Short exercise » Retype nothing but the lines from the start of the material up to and including the line with "(252,380) -- (840,380);". Pictures don't belong in the copy.

Provided data »
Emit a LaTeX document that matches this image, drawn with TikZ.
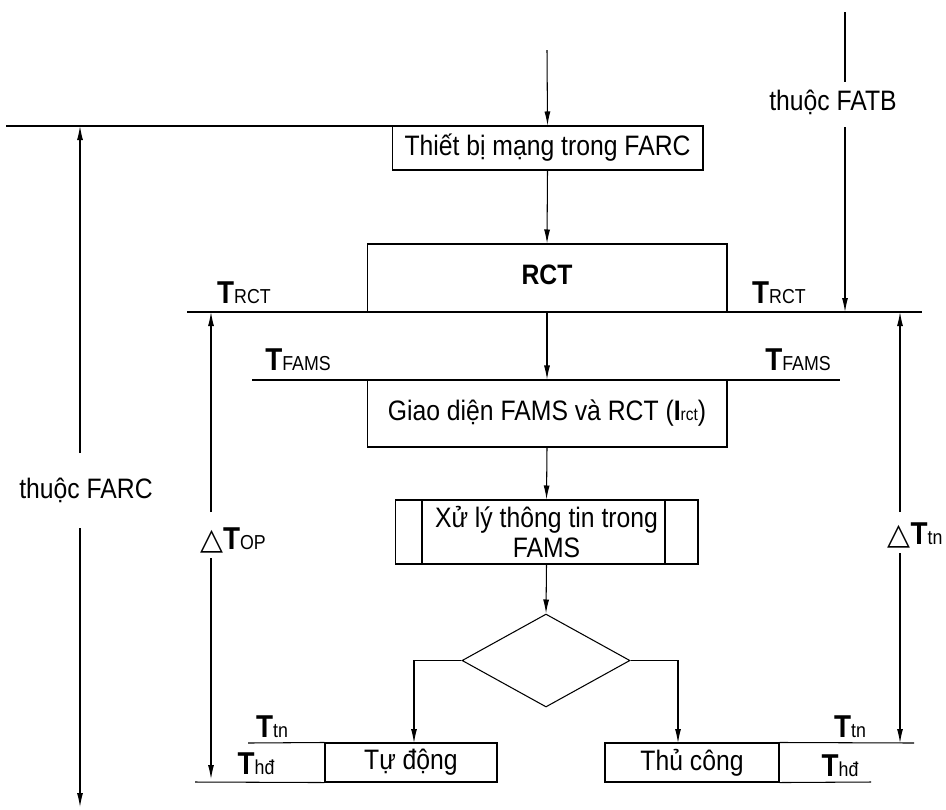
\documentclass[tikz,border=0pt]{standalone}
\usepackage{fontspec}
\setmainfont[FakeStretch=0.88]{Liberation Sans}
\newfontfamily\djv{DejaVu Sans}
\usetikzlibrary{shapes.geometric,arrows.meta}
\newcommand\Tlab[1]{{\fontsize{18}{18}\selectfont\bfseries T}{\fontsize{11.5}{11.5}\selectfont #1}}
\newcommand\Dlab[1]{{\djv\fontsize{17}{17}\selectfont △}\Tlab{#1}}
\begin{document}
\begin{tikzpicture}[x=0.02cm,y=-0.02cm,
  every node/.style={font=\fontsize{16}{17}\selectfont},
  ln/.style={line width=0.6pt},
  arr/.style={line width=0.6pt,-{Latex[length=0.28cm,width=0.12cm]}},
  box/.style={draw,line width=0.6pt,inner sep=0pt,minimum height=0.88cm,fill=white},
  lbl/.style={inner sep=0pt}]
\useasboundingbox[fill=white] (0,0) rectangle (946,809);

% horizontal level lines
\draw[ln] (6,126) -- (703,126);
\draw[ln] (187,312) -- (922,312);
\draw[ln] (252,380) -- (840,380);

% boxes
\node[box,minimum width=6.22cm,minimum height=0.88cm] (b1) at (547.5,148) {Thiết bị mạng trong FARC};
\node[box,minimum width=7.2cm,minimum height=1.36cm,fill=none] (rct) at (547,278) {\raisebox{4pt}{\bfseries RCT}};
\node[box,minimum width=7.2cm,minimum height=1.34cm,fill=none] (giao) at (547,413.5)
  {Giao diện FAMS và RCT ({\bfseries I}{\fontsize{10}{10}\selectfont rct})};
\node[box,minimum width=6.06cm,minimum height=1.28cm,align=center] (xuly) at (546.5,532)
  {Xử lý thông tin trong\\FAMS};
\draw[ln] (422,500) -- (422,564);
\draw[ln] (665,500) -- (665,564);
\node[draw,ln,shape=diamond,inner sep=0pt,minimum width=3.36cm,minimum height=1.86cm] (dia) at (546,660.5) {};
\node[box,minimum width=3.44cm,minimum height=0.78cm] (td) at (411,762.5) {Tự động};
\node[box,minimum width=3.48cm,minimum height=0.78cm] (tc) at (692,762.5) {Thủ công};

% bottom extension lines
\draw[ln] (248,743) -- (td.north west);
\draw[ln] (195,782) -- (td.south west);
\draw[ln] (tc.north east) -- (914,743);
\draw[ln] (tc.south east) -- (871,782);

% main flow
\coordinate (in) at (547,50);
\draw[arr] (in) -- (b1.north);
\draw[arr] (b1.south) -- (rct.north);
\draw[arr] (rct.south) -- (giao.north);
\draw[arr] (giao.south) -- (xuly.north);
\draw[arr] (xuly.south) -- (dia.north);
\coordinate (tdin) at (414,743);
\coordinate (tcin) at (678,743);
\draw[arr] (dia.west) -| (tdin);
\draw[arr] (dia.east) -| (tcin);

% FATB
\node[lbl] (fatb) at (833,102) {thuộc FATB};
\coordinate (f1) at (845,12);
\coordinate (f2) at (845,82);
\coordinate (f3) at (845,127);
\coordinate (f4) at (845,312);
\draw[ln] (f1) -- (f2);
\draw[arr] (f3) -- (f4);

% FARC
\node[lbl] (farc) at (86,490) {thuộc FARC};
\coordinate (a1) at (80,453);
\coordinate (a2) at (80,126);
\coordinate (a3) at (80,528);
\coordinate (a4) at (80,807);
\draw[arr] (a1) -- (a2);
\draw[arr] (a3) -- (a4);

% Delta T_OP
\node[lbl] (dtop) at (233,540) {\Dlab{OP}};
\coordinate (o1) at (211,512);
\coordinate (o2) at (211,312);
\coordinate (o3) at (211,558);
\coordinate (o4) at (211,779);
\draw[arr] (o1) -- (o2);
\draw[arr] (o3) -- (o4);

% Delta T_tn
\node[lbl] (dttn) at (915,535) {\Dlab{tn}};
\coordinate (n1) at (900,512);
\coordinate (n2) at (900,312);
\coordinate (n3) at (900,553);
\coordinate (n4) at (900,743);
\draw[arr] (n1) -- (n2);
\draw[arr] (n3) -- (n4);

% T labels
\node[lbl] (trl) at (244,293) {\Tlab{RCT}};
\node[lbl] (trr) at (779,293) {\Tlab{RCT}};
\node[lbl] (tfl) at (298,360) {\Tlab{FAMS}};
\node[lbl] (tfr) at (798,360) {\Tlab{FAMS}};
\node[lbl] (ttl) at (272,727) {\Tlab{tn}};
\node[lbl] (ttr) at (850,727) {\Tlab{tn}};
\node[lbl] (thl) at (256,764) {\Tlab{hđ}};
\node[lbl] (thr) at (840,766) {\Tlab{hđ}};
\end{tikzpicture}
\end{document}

Written solution »
Emit a LaTeX document that matches this image, drawn with TikZ.
\documentclass[tikz,border=0pt]{standalone}
\usepackage{fontspec}
\setmainfont[FakeStretch=0.88]{Liberation Sans}
\newfontfamily\djv{DejaVu Sans}
\usetikzlibrary{shapes.geometric,arrows.meta}
\newcommand\Tlab[1]{{\fontsize{18}{18}\selectfont\bfseries T}{\fontsize{11.5}{11.5}\selectfont #1}}
\newcommand\Dlab[1]{{\djv\fontsize{17}{17}\selectfont △}\Tlab{#1}}
\begin{document}
\begin{tikzpicture}[x=0.02cm,y=-0.02cm,
  every node/.style={font=\fontsize{16}{17}\selectfont},
  ln/.style={line width=0.6pt},
  arr/.style={line width=0.6pt,-{Latex[length=0.28cm,width=0.12cm]}},
  box/.style={draw,line width=0.6pt,inner sep=0pt,minimum height=0.88cm,fill=white},
  lbl/.style={inner sep=0pt}]
\useasboundingbox[fill=white] (0,0) rectangle (946,809);

% horizontal level lines
\draw[ln] (6,126) -- (703,126);
\draw[ln] (187,312) -- (922,312);
\draw[ln] (252,380) -- (840,380);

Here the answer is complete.